STATED GOAL :: Look through the data and write out every line with the word "chart" in it.

========

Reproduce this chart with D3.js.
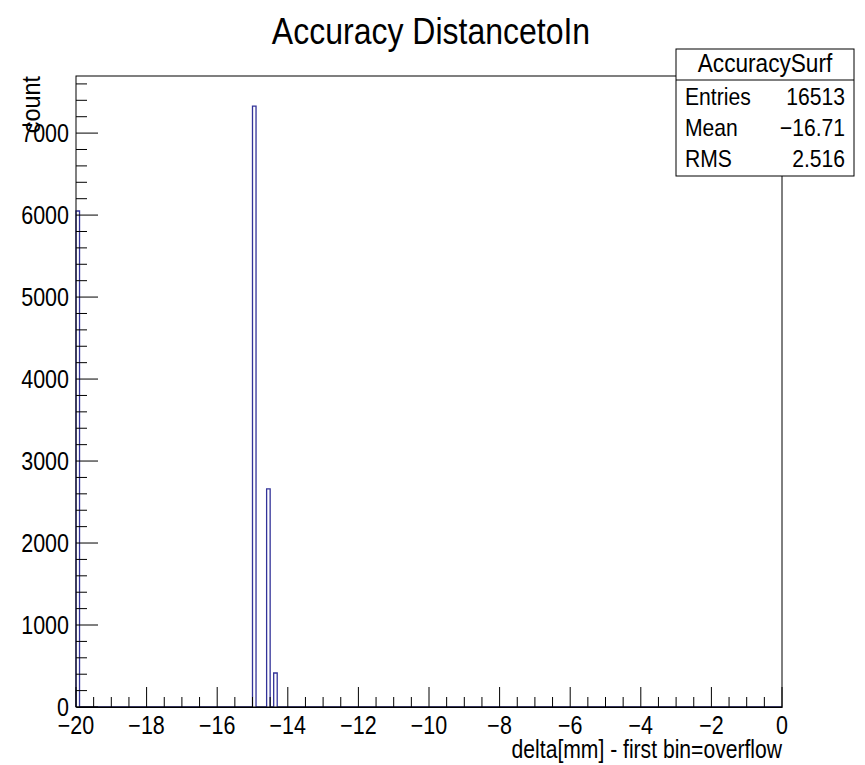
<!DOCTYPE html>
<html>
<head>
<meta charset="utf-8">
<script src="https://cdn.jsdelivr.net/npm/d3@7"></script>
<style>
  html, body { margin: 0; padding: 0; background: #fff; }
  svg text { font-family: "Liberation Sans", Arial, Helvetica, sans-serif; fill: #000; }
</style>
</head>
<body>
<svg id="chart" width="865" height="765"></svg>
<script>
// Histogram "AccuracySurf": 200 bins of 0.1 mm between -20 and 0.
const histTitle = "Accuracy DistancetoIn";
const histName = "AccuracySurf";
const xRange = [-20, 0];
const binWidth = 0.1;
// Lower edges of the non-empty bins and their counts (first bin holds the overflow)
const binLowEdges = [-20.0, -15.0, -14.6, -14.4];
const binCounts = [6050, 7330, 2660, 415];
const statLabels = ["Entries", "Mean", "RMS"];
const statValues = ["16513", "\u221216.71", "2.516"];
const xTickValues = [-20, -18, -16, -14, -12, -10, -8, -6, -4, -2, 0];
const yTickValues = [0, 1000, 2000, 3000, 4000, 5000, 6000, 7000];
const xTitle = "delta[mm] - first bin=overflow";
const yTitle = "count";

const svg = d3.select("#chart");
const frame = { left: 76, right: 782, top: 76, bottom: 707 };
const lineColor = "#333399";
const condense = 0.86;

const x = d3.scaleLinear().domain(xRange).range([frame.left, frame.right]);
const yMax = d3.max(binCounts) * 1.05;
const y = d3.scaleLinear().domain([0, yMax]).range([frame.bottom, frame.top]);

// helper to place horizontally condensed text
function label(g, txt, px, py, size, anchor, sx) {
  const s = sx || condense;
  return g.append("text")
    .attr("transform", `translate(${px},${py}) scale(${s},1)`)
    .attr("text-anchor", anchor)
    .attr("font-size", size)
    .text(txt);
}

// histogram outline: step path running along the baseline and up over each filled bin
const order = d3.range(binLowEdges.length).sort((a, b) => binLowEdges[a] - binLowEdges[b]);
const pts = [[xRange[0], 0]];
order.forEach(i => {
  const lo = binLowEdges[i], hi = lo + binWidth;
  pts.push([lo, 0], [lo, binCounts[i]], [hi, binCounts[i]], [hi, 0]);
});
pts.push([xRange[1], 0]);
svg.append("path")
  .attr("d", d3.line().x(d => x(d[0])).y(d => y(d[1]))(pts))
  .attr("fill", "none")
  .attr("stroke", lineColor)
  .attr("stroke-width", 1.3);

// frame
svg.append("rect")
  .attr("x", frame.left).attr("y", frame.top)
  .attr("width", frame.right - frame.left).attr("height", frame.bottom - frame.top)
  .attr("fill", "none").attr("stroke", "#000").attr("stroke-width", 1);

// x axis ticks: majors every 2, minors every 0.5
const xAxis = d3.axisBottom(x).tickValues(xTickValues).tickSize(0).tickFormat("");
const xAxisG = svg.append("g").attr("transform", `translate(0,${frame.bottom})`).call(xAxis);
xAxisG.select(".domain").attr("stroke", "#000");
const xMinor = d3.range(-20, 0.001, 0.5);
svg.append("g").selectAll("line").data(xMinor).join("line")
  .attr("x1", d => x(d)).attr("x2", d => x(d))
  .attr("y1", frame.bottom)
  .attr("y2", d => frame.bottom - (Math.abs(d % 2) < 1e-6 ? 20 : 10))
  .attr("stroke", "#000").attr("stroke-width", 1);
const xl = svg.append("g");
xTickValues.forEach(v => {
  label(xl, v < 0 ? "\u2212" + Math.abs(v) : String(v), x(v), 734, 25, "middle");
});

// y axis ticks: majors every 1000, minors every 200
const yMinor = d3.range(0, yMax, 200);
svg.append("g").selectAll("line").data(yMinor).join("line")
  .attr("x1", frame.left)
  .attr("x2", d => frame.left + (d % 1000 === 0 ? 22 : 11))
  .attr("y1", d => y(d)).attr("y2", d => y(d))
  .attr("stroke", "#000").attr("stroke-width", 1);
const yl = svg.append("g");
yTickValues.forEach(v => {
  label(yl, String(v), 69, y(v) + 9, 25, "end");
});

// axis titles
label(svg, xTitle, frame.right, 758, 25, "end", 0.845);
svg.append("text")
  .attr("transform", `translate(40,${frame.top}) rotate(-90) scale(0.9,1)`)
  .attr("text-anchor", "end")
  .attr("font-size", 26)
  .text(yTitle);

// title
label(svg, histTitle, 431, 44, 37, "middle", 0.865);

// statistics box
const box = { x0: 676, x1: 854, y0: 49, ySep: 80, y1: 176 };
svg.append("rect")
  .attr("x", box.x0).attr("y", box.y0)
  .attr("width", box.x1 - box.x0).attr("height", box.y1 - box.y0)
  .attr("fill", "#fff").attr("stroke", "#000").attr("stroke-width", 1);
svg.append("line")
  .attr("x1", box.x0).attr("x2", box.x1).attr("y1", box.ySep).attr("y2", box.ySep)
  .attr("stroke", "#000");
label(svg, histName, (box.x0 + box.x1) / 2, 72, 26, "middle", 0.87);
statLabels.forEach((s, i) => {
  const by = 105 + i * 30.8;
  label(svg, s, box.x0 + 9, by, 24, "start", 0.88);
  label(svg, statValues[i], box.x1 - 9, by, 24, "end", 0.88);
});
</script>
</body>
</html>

========

COMPLETE ANSWER ::
Reproduce this chart with D3.js.
<svg id="chart" width="865" height="765"></svg>
const svg = d3.select("#chart");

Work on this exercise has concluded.